* _INFORMATION SUPPLIED_
begin

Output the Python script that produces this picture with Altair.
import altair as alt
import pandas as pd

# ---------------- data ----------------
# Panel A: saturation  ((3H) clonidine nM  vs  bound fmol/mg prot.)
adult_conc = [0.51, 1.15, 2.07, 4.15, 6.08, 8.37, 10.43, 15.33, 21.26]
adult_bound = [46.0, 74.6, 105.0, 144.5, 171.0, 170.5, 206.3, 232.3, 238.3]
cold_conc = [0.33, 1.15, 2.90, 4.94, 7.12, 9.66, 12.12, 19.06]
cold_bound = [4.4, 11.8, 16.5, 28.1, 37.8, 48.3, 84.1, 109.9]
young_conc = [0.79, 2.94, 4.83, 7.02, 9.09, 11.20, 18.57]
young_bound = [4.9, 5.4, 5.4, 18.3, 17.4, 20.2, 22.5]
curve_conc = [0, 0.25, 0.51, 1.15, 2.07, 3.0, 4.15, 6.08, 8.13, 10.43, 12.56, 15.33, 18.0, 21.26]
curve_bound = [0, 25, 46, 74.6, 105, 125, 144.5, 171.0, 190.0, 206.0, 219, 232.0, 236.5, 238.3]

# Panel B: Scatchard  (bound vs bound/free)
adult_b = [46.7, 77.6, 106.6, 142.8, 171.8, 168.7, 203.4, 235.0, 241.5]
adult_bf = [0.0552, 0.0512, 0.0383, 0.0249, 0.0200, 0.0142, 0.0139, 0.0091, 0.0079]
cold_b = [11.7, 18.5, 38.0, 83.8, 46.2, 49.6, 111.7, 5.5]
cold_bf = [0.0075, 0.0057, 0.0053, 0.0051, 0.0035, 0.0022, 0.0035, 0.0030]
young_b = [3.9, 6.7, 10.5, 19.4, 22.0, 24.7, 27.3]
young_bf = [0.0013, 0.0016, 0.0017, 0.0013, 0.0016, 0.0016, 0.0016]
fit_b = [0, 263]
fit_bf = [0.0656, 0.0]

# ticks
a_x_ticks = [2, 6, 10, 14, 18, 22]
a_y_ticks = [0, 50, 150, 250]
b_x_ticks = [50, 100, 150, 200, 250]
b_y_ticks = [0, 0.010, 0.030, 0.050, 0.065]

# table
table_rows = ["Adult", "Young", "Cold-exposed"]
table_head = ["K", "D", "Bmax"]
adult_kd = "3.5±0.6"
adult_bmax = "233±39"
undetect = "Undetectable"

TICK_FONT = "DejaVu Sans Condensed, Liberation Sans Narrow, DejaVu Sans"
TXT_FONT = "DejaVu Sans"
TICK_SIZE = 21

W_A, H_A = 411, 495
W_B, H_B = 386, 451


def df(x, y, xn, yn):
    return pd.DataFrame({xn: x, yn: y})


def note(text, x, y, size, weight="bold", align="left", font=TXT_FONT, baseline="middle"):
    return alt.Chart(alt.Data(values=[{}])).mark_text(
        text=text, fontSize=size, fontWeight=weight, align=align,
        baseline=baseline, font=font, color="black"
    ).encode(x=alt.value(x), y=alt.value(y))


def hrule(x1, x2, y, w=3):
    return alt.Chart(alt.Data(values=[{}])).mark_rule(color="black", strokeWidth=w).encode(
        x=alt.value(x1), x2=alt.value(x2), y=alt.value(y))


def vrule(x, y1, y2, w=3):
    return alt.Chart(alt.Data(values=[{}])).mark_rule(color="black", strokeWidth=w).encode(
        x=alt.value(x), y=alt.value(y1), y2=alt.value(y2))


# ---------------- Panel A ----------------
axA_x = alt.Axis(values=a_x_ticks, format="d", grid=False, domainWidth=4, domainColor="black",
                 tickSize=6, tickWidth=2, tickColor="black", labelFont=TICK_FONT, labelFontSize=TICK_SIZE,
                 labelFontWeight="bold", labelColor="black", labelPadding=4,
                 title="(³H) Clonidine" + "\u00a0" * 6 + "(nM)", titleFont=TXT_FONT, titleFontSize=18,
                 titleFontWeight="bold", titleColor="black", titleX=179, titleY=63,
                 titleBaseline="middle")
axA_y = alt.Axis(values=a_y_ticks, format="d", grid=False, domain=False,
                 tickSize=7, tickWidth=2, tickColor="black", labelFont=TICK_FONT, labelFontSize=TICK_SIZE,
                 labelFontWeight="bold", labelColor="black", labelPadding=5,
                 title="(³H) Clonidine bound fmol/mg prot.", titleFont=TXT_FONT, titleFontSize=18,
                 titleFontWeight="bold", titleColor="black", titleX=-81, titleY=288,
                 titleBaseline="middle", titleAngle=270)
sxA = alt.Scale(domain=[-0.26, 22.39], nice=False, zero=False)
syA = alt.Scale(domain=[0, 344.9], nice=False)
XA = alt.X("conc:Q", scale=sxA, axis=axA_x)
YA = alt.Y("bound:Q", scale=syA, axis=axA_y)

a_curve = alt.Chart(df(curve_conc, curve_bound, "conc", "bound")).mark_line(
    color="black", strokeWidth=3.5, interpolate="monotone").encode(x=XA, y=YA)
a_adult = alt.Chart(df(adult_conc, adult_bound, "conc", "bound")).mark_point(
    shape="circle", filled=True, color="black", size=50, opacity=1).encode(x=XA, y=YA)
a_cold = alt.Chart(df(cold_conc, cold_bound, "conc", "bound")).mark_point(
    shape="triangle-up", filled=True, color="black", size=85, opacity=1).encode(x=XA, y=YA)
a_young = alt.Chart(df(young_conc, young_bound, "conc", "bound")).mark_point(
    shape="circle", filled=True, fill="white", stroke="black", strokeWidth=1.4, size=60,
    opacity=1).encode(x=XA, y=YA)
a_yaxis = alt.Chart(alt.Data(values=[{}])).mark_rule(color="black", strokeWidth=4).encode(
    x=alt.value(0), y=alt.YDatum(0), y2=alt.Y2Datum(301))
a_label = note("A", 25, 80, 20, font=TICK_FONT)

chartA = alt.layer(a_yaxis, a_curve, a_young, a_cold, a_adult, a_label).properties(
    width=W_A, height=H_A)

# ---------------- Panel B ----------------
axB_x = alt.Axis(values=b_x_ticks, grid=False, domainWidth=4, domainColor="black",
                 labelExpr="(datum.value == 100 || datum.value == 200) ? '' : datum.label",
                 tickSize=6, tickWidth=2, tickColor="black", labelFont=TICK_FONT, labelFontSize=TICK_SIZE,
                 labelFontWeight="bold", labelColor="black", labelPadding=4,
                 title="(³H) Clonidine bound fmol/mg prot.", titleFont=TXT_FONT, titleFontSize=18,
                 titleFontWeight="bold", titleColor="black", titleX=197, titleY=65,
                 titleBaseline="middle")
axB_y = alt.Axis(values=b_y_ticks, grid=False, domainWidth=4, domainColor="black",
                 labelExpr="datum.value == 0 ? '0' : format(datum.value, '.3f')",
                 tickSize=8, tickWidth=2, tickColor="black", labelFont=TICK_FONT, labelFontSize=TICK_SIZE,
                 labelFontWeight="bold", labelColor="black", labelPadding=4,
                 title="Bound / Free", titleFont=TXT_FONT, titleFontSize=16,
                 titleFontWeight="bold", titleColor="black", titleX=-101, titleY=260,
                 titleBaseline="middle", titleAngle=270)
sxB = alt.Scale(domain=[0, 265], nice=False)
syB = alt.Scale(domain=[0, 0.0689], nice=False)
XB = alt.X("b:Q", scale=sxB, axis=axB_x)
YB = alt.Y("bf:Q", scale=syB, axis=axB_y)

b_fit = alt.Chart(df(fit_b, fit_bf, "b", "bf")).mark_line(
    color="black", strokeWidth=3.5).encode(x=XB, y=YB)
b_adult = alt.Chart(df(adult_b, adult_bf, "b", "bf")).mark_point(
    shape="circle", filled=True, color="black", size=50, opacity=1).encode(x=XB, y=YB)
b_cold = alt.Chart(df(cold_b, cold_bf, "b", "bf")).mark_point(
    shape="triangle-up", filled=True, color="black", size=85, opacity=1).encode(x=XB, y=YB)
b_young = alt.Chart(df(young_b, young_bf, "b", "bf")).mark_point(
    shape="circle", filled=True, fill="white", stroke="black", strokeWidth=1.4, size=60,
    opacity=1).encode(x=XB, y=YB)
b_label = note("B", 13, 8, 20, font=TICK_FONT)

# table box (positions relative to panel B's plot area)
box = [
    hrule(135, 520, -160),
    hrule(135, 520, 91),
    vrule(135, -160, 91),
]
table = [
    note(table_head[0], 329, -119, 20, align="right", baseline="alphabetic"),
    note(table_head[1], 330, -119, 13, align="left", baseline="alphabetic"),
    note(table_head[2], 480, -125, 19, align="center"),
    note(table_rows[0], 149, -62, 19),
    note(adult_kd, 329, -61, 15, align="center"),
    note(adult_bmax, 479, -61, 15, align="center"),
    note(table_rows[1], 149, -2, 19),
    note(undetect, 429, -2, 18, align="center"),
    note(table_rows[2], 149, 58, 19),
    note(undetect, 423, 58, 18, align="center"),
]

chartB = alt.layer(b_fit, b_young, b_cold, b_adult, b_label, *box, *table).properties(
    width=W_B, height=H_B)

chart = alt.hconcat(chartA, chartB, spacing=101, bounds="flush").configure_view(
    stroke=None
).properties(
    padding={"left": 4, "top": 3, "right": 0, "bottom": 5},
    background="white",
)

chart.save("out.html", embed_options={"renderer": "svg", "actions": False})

end

* _AIM_
Only the lines from the start of the data to the line holding "import pandas as pd" are wanted; return them exactly, both ends included.

* _TASK SOLUTION_
Output the Python script that produces this picture with Altair.
import altair as alt
import pandas as pd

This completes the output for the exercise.